Questo deludente quadro di incapacità sia dell’organo centrale che di quello locale a trasformare le risorse in interventi, a trasformare i programmi in scelte concrete, diventa forse la base su cui effettuare un attento esame di coscienza non solo per identificare le gravi responsabilità di chi, sia a livello centrale che locale, ha gestito la cosa pubblica nel 2014, nel 2015, nel 2016, nel 2017, nel 2018, nel 2019 e nel 2020 ma, soprattutto, per convincere le otto Regioni che rappresentano da sempre quella realtà geo economica definita “Mezzogiorno” che è finita la fase degli inutili individualismi ed esasperati provincialismi ed è arrivato il momento di federarsi per dire alla Unione Europea quale debba essere la allocazione delle risorse non impegnate e non spese; mai le otto Regioni vivranno una occasione così propizia come quella attuale, proprio in questo particolare momento storico, infatti, l’Unione ha detto apertamente di essere disposta ad accettare un nuovo e diverso utilizzo delle risorse previste dalla Programmazione comunitaria 2014-2020 a valere sui 4 Fondi Strutturali e di Investimento europei (ricordo quali sono i 4 Fondi: il Fondo europeo di sviluppo regionale (FESR), il Fondo sociale europeo (FSE), il Fondo europeo agricolo per lo sviluppo rurale (FEASR), il Fondo per la politica marittima e della pesca (FEAMP)) in modo diverso da quello stabilito nel 2014.
Prende corpo così un primo approfondimento sulla serie di opere che sarebbero potute partire concretamente nei sei anni precedenti; faccio questa banale esercitazione solo per denunciare cosa ha perso in questi sei anni l’intero assetto infrastrutturale meridionale: il completamento delle reti metropolitane di Cagliari, Napoli, Palermo e Catania, il completamento della ferrovia ad alta velocità Napoli-Bari, l’avvio dei lavori dell’alta velocità ferroviaria Salerno-Reggio Calabria-Messina-Palermo-Catania, il ponte sullo Stretto di Messina, gli assi viari Ragusa-Catania, Cagliari-Porto Torres, la 106 Jonica, la Molisana (San Vittore-Termoli), la Maglie-Santa Maria di Leuca, la camionale di Bari.
Sembra davvero strano ma il costo globale di tutti questi interventi non supera i 25 miliardi di euro (cioè la quota pari all’85% dei 30 miliardi da assegnare al Sud dell’intero Programma) e, se avviato a realizzazione in questi lunghi sei anni, avrebbe davvero cambiato l’intero impianto socio economico del Mezzogiorno.

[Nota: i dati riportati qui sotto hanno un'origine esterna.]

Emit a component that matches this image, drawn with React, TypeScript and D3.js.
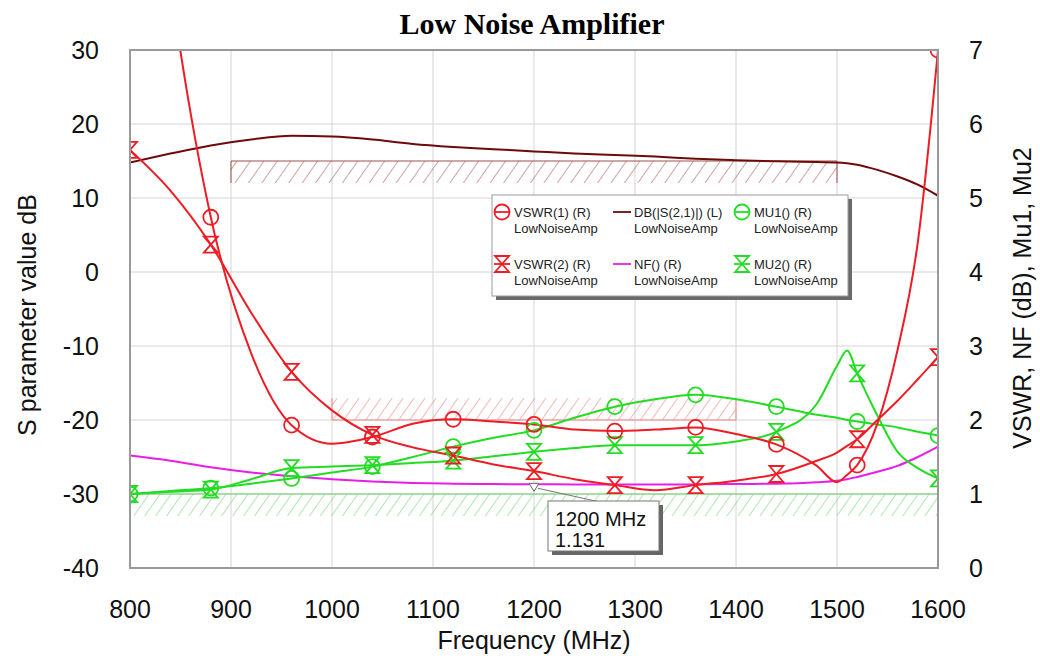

Purtroppo seguendo la logica dei compromessi tra singola Regione e Stato, seguendo l’abitudine delle emergenze presenti in determinate realtà regionali, seguendo la logica di chi, in termini politici, assume ruoli e funzioni dominanti, si è riusciti a perdere questa occasione.
Oggi però i singoli Presidenti delle Regioni non hanno nessun alibi e, soprattutto, sanno benissimo che mantenendo inalterati i programmi definiti sei anni fa all’interno dei PON (Piani Operativi Nazionali) e dei POR (Piani Operativi Regionali) si arriverà al 31 dicembre del 2023 con la sola certezza dell’impegno delle risorse ma senza la concreta realizzazione di una sola opera.
Non è pessimismo, non è terrorismo mediatico il mio e solo certezza legata alla incapacità di essere soggetti responsabili della gestione di un limitato ambito territoriale invece di essere soggetti federati coscienti che il Mezzogiorno può crescere solo se si libera delle deformazioni concettuali legate alla sommatoria di programmi e di scelte locali.
Non sarà facile cambiare l’attuale mentalità, non sarà facile modificare l’attuale approccio perché secondo le visioni miopi delle singole Amministrazioni regionali si perde consenso elettorale locale, si perde la possibilità di misurare subito i vantaggi prodotti da determinate scelte: penso, però, che il Mezzogiorno abbia, in modo diffuso sul proprio tessuto territoriale, una caratteristica comune: una preoccupante assenza di offerta infrastrutturale, legata alla mobilità delle persone e delle merci, efficiente ed efficace; una assenza infrastrutturale che annualmente produce un danno alla economia del Mezzogiorno pari a circa 30 miliardi di euro.
Penso che questo dato, questo folle onere, ricada in modo omogeneo su tutti i cittadini del Sud e quindi ogni azione mirata a ridimensionare una simile perdita si trasformi in un beneficio per tutti. Ma questo modo di affrontare questa non facile emergenza, ripeto ancora una volta, può avvenire solo se le attuali realtà regionali comprendano e si convincano di cosa sia un comportamento ed un assetto “federato”.